The discussion on Doubt, Faith & Conviction will explore questions raised by playwright John Patrick Shanley. Nicknamed “Bard of the Bronx,” Shanley is the Academy Award-winning writer of the film Moonstruck, and he recently directed a film version of Doubt that will be released December 2008 starring Meryl Streep and Philip Seymour Hoffman.

Moderating the discussion is Robert Van Gulick, department chair and professor of philosophy in The College of Arts and Sciences at Syracuse University. The five person panel includes Father Linus DeSantis from St. Thomas More Campus Ministry at the Alibrandi Catholic Center at SU; M. Gail Hamner, associate professor and future professoriate program director of the religion department in SU’s College of Arts and Sciences; Melody Holmes, director of Jail Ministry, a grassroots organization affiliated with Catholic Charities of Onondaga County; Robert Flower, associate professor of philosophy at Le Moyne College; and Cecil Abrahams, professor of cultural foundations of education & English in SU’s College of Arts and Sciences. Kyle Bass, Literary Associate at Syracuse Stage, will host the event.

Panelists will each have an opportunity to share their expert opinions on topics including doubt as a prerequisite for faith and the difference between faith and conviction. Members of the audience will also be invited to ask questions and share their opinions.

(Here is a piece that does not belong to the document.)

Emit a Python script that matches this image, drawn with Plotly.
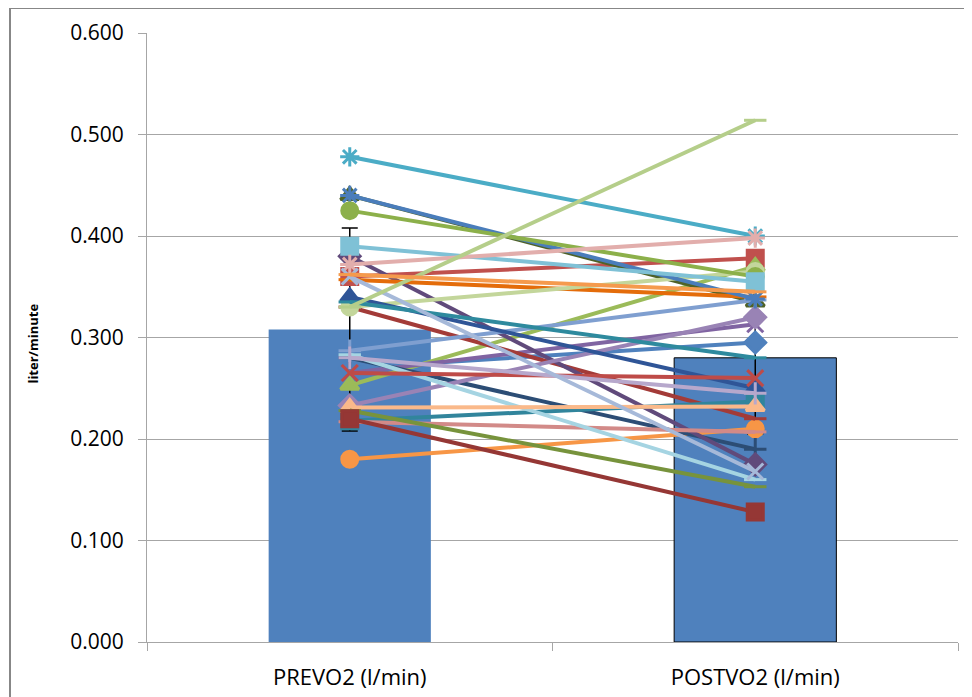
import plotly.graph_objects as go

categories = ["PREVO2 (l/min)", "POSTVO2 (l/min)"]
bar_means = [0.308, 0.280]
bar_errors = [0.100, 0.075]

series_names = [f"S{i}" for i in range(1, 32)]
pre_values = [0.270, 0.360, 0.253, 0.265, 0.478, 0.180, 0.280, 0.330, 0.440, 0.380,
              0.218, 0.357, 0.287, 0.217, 0.330, 0.233, 0.283, 0.231, 0.440, 0.425,
              0.390, 0.372, 0.340, 0.335, 0.265, 0.280, 0.360, 0.228, 0.220, 0.330, 0.362]
post_values = [0.295, 0.378, 0.370, 0.313, 0.400, 0.210, 0.190, 0.220, 0.335, 0.175,
               0.237, 0.340, 0.337, 0.207, 0.365, 0.320, 0.160, 0.232, 0.338, 0.360,
               0.355, 0.398, 0.250, 0.280, 0.260, 0.245, 0.168, 0.153, 0.128, 0.514, 0.345]
series_colors = ["#4F81BD", "#C0504D", "#9BBB59", "#8064A2", "#4BACC6", "#F79646",
                 "#2C4D75", "#A33B38", "#4F6228", "#604A7B", "#31859C", "#E46C0A",
                 "#7F9FD0", "#D28A88", "#C3D69B", "#9983B5", "#A5D4E2", "#FAB98A",
                 "#4A7DBB", "#8CB04A", "#7FC1D6", "#E2AEAC", "#2F5597", "#2E8A9E",
                 "#BE4B48", "#B7A8CC", "#A6B9D9", "#77933C", "#953735", "#B5CE8A", "#F59A4D"]
series_markers = ["diamond", "square", "triangle-up", "x-thin-open", "asterisk-open", "circle",
                  "cross-thin-open", "line-ew-open", "triangle-up", "diamond", "square", "line-ew-open",
                  "cross-thin-open", "line-ew-open", "circle", "diamond", "line-ew-open", "triangle-up",
                  "asterisk-open", "circle", "square", "asterisk-open", "triangle-up", "line-ew-open",
                  "x-thin-open", "cross-thin-open", "x-thin-open", "line-ew-open", "square", "line-ew-open",
                  "line-ew-open"]

fig = go.Figure()
fig.add_trace(go.Bar(
    x=categories, y=bar_means, width=0.4,
    marker=dict(color="#4F81BD", line=dict(color=["rgba(0,0,0,0)", "#000000"], width=1)),
    error_y=dict(type="data", array=bar_errors, color="#000000", thickness=1.5, width=8),
    showlegend=False, hoverinfo="skip"))

for name, a, b, c, m in zip(series_names, pre_values, post_values, series_colors, series_markers):
    fig.add_trace(go.Scatter(
        x=categories, y=[a, b], mode="lines+markers", name=name,
        line=dict(color=c, width=4),
        marker=dict(symbol=m, size=16, color=c, line=dict(color=c, width=3)),
        showlegend=False))

# the page body adds an 8px offset, so the figure is drawn from (8, 8)
off = 8
W, H = 972 - off, 697 - off
ml, mr, mt, mb = 147 - off, 14, 33 - off, 55
pw, ph = W - ml - mr, H - mt - mb

fig.update_layout(
    width=W, height=H,
    margin=dict(l=ml, r=mr, t=mt, b=mb, autoexpand=False),
    paper_bgcolor="white", plot_bgcolor="white",
    font=dict(family="Open Sans, Liberation Sans, sans-serif", color="#000000"),
    shapes=[dict(type="rect", xref="paper", yref="paper",
                 x0=(10 - 147) / pw, x1=(968 - 147) / pw,
                 y0=-0.2, y1=(642 - 8) / ph,
                 line=dict(color="#878787", width=2), layer="below")],
    annotations=[dict(text="<b>liter/minute</b>", textangle=-90, xref="paper", yref="paper",
                      x=0, y=0.49, xanchor="center", yanchor="middle", xshift=33 - 147,
                      showarrow=False, font=dict(size=13))],
)
fig.update_yaxes(
    range=[0, 0.6], dtick=0.1, tickformat=".3f", automargin=False,
    showgrid=True, gridcolor="#A6A6A6", gridwidth=1,
    showline=True, linecolor="#A6A6A6", linewidth=1,
    ticks="outside", ticklen=8, tickcolor="#A6A6A6", ticklabelstandoff=10,
    tickfont=dict(size=21), zeroline=False)
fig.update_xaxes(
    automargin=False,
    showline=True, linecolor="#A6A6A6", linewidth=1,
    ticks="outside", ticklen=8, tickcolor="#A6A6A6", tickson="boundaries",
    ticklabelstandoff=16,
    tickfont=dict(size=22), showgrid=False)

fig.write_html("out.html")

The story of Doubt takes place against the backdrop of the Cold War, shortly after the assassination of President John F. Kennedy, during the desegregation of schools and in the midst of Pope John XXIII’s reformative Vatican II. With great change can come feelings of doubt, evidenced by the central conflict between the two main characters in the play.

Set in a Bronx Catholic school in 1964, Doubt explores what happens when a strict principal, Sister Aloysius, comes to believe that a popular young priest has engaged in inappropriate conduct with a male student. Sister Aloysius has no evidence, but is certain that the priest, Father Flynn, is guilty. What follows is a dynamic mono e mono fueled by Shanley’s thought-provoking, witty dialogue that tests the boundaries of religion, faith, community and truth. Is Sister Aloysius protecting the children in her care, or is she engaged in the unfair persecution of a wrongly accused man?

Playwright Shanley offers no easy answers. “I do not profess to know the end of the play,” he said during an interview with NPR. “The end of the play takes place after the play is over, when you go out and have a drink and you have a fight with your wife about what happened.” He continues with the advice, “You may want to be sure. Look down on that feeling. We’ve got to learn to live with a full measure of uncertainty.”